You’ll learn to distinguish between observational studies using existing datasets and experimental designs that manipulate variables in controlled digital environments. The guide covers web scraping basics, survey design for digital audiences, and ethical considerations when handling user-generated data. It also contrasts automated tools for large-scale analysis with manual techniques for qualitative insights. Practical examples demonstrate how to validate findings and communicate results clearly to stakeholders.

For data science students, mastering online research is critical because it directly applies to real-world scenarios where digital data dominates. Traditional methods often lack the scalability to handle terabytes of social media posts or e-commerce transactions. Online techniques let you work with diverse, dynamic datasets while addressing challenges like sampling bias in web-based surveys or noise in sensor data. Proficiency here makes you capable of tackling projects that require rapid iteration, from A/B testing website layouts to tracking sentiment shifts during crisis events.

This resource prioritizes actionable skills over abstract theory. You’ll gain frameworks for choosing methods aligned with specific research questions, ensuring your work produces reliable, reproducible results. Whether analyzing user behavior logs or aggregating public records, these strategies help transform raw data into evidence-based conclusions.

Foundations of Online Data Collection

This section establishes the core concepts for gathering digital information effectively. You’ll learn how to categorize data sources, recognize different data formats, and anticipate common obstacles in web-based research.

Primary vs. Secondary Digital Data Sources

Primary data refers to information you collect directly for a specific research purpose. Examples include:

Survey responses from a custom questionnaire
Behavioral data from a controlled experiment
Sensor readings from IoT devices you manage

Secondary data consists of pre-existing information collected by others. Examples include:

Social media posts from public profiles
Government-published economic indicators
Archived website content

Use primary data when you need control over data quality, variables, or collection timing. Choose secondary data when analyzing large-scale trends, historical patterns, or reducing costs. A hybrid approach often works best: validate findings from secondary sources with targeted primary data collection.

Structured vs. Unstructured Data Formats

Structured data follows predefined organizational rules. Characteristics include:

Fixed schema (e.g., database tables)
Machine-readable formats like CSV, JSON, or XML
Direct compatibility with analytics tools like pandas or SQL

Unstructured data lacks consistent formatting. Examples include:

Raw text from social media comments
Images or video files
Audio recordings of customer service calls

Most real-world data exists in semi-structured formats like emails (structured headers + unstructured body) or HTML pages (text with embedded metadata). You’ll often convert unstructured data into structured formats using techniques like:

Web scraping with tools like BeautifulSoup
Natural language processing for text classification
Computer vision for image tagging

Common Challenges in Web-Based Data Collection

Legal compliance requires understanding:

Data ownership rights for scraped content
GDPR/CCPA restrictions on personal data
Platform-specific API usage policies

Data quality issues frequently occur due to:

Inconsistent formatting across sources
Missing values in public datasets
Biased sampling in social media data

Technical limitations include:

Rate limits on API calls
Anti-scraping mechanisms like CAPTCHAs
Storage costs for large datasets

Ethical considerations demand transparency about:

User consent for tracked behaviors
Anonymization of sensitive information
Potential misuse of predictive models

To mitigate these challenges, define clear data governance protocols before collection begins. Automate validation checks for incoming data, and always maintain documentation about your data’s origin and processing steps.

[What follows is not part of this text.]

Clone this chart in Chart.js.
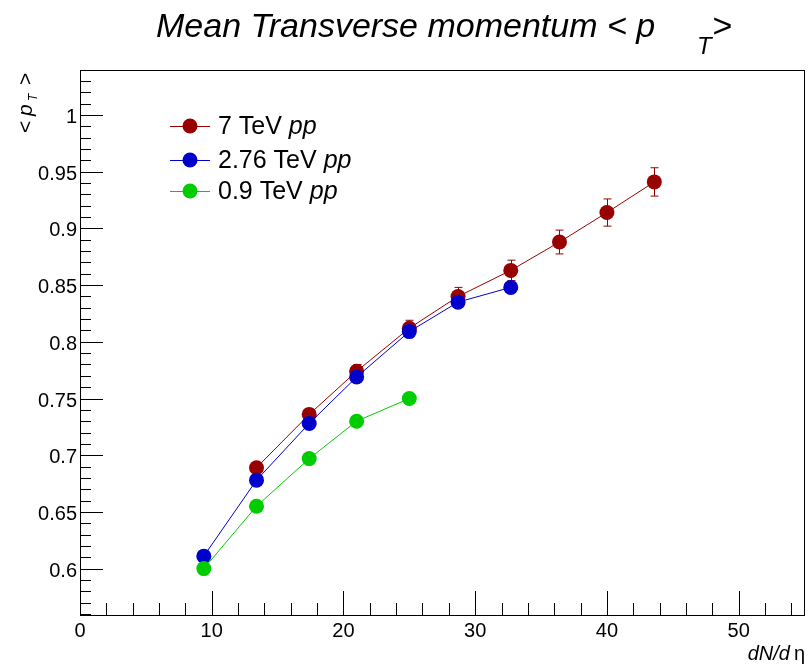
<!DOCTYPE html>
<html>
<head>
<meta charset="utf-8">
<script src="https://cdn.jsdelivr.net/npm/chart.js@4.4.1/dist/chart.umd.min.js"></script>
<style>
  body { margin: 0; background: #fff; }
  canvas { display: block; }
</style>
</head>
<body>
<canvas id="c" width="812" height="666"></canvas>
<script>
// values
const x7 = [13.4, 17.4, 21.0, 25.0, 28.7, 32.7, 36.4, 40.0, 43.6]
const pt7 = [0.689, 0.736, 0.774, 0.812, 0.840, 0.863, 0.888, 0.914, 0.941]
const err7 = [0.004, 0.005, 0.006, 0.007, 0.008, 0.009, 0.0105, 0.012, 0.0125]
const x276 = [9.4, 13.4, 17.4, 21.0, 25.0, 28.7, 32.7]
const pt276 = [0.611, 0.678, 0.728, 0.769, 0.809, 0.835, 0.848]
const x09 = [9.4, 13.4, 17.4, 21.0, 25.0]
const pt09 = [0.600, 0.655, 0.697, 0.730, 0.750]

const xTicks = [0, 10, 20, 30, 40, 50]
const yTicks = [0.6, 0.65, 0.7, 0.75, 0.8, 0.85, 0.9, 0.95, 1]
const yTickLabels = ['0.6', '0.65', '0.7', '0.75', '0.8', '0.85', '0.9', '0.95', '1']

const seriesNames = ['7 TeV', '2.76 TeV', '0.9 TeV']
const colors = ['#990000', '#0000cc', '#00cc00']

const FONT = '"Liberation Sans", Arial, sans-serif'

const pts = (xs, ys) => xs.map((x, i) => ({ x: x, y: ys[i] }))

// ROOT style frame: ticks inside, labels outside, custom titles
const rootFrame = {
  id: 'rootFrame',
  beforeDatasetsDraw(chart) {
    const { ctx } = chart
    const xs = chart.scales.x, ys = chart.scales.y
    // error bars on the 7 TeV series
    ctx.save()
    ctx.strokeStyle = colors[0]
    ctx.lineWidth = 1
    x7.forEach((x, i) => {
      const px = Math.round(xs.getPixelForValue(x)) + 0.5
      const top = ys.getPixelForValue(pt7[i] + err7[i])
      const bot = ys.getPixelForValue(pt7[i] - err7[i])
      ctx.beginPath()
      ctx.moveTo(px, top); ctx.lineTo(px, bot)
      ctx.moveTo(px - 4, top); ctx.lineTo(px + 4, top)
      ctx.moveTo(px - 4, bot); ctx.lineTo(px + 4, bot)
      ctx.stroke()
    })
    ctx.restore()
  },
  afterDraw(chart) {
    const { ctx, chartArea: a } = chart
    const xs = chart.scales.x, ys = chart.scales.y
    ctx.save()
    ctx.strokeStyle = '#000'
    ctx.lineWidth = 1
    ctx.strokeRect(Math.round(a.left) + 0.5, Math.round(a.top) + 0.5,
      Math.round(a.right - a.left) - 1, Math.round(a.bottom - a.top))

    // y ticks
    ctx.beginPath()
    for (let v = 56; v <= 103; v++) {
      const py = Math.round(ys.getPixelForValue(v / 100)) + 0.5
      const len = v % 5 === 0 ? 23 : 11
      ctx.moveTo(a.left, py); ctx.lineTo(a.left + len, py)
    }
    // x ticks
    for (let v = 0; v <= 54; v += 2) {
      const px = Math.round(xs.getPixelForValue(v)) + 0.5
      const len = v % 10 === 0 ? 24 : 12
      ctx.moveTo(px, a.bottom); ctx.lineTo(px, a.bottom - len)
    }
    ctx.stroke()

    ctx.fillStyle = '#000'
    ctx.font = '20px ' + FONT
    ctx.textAlign = 'right'
    ctx.textBaseline = 'alphabetic'
    yTicks.forEach((v, i) => ctx.fillText(yTickLabels[i], a.left - 3, ys.getPixelForValue(v) + 8))
    ctx.textAlign = 'center'
    xTicks.forEach(v => ctx.fillText(String(v), xs.getPixelForValue(v), a.bottom + 22))

    // x title
    ctx.textAlign = 'right'
    ctx.font = '20px ' + FONT
    ctx.fillText('\u03b7', 805, 660)
    const etaW = ctx.measureText('\u03b7').width
    ctx.font = 'italic 20px ' + FONT
    ctx.fillText('dN/d', 805 - etaW - 4, 660)

    // y title, rotated
    ctx.save()
    ctx.translate(32, 133)
    ctx.rotate(-Math.PI / 2)
    ctx.textAlign = 'left'
    ctx.font = '21px ' + FONT
    ctx.fillText('<', 0, 0)
    ctx.font = 'italic 21px ' + FONT
    ctx.fillText('p', 17, 0)
    ctx.font = 'italic 12px ' + FONT
    ctx.fillText('T', 32, 5)
    ctx.font = '21px ' + FONT
    ctx.fillText('>', 48, 0)
    ctx.restore()

    // title
    ctx.textAlign = 'left'
    ctx.font = 'italic 34px ' + FONT
    ctx.fillText('Mean Transverse momentum < p', 156, 37)
    ctx.font = 'italic 24px ' + FONT
    ctx.fillText('T', 697, 54)
    ctx.font = 'italic 34px ' + FONT
    ctx.fillText('>', 712, 37)

    // legend
    const legY = [126, 160, 191]
    seriesNames.forEach((name, i) => {
      const y = legY[i]
      ctx.strokeStyle = colors[i]
      ctx.beginPath()
      ctx.moveTo(170, y + 0.5); ctx.lineTo(210, y + 0.5)
      ctx.stroke()
      ctx.fillStyle = colors[i]
      ctx.beginPath()
      ctx.arc(190, y, 7.5, 0, Math.PI * 2)
      ctx.fill()
      ctx.fillStyle = '#000'
      ctx.textBaseline = 'middle'
      ctx.font = '25px ' + FONT
      const s = name + ' '
      ctx.fillText(s, 218, y + 1)
      const w = ctx.measureText(s).width
      ctx.font = 'italic 25px ' + FONT
      ctx.fillText('pp', 218 + w, y + 1)
    })
    ctx.restore()
  }
}

const mkSet = (data, i, order) => ({
  label: seriesNames[i],
  data: data,
  showLine: true,
  borderColor: colors[i],
  backgroundColor: colors[i],
  borderWidth: 1,
  pointRadius: 7.5,
  pointBorderWidth: 0,
  pointHoverRadius: 7.5,
  tension: 0,
  order: order
})

new Chart(document.getElementById('c'), {
  type: 'scatter',
  data: {
    datasets: [
      mkSet(pts(x7, pt7), 0, 3),
      mkSet(pts(x276, pt276), 1, 2),
      mkSet(pts(x09, pt09), 2, 1)
    ]
  },
  options: {
    responsive: false,
    animation: false,
    layout: { padding: { left: 80, top: 70, right: 5, bottom: 51 } },
    plugins: { legend: { display: false }, tooltip: { enabled: false } },
    scales: {
      x: { type: 'linear', min: 0, max: 55, display: false },
      y: { type: 'linear', min: 0.5591, max: 1.0397, display: false }
    }
  },
  plugins: [rootFrame]
})
</script>
</body>
</html>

Digital Research Methodologies

Systematic online investigations require structured approaches to gather, analyze, and interpret digital data. These methodologies enable you to address research questions with precision while leveraging the scale and accessibility of internet-based information. Below are three core frameworks for conducting digital research effectively.

Quantitative Methods: Web Scraping and API-Based Collection

Quantitative methods focus on numerical data collection and statistical analysis. They answer questions about trends, frequencies, or correlations in large datasets.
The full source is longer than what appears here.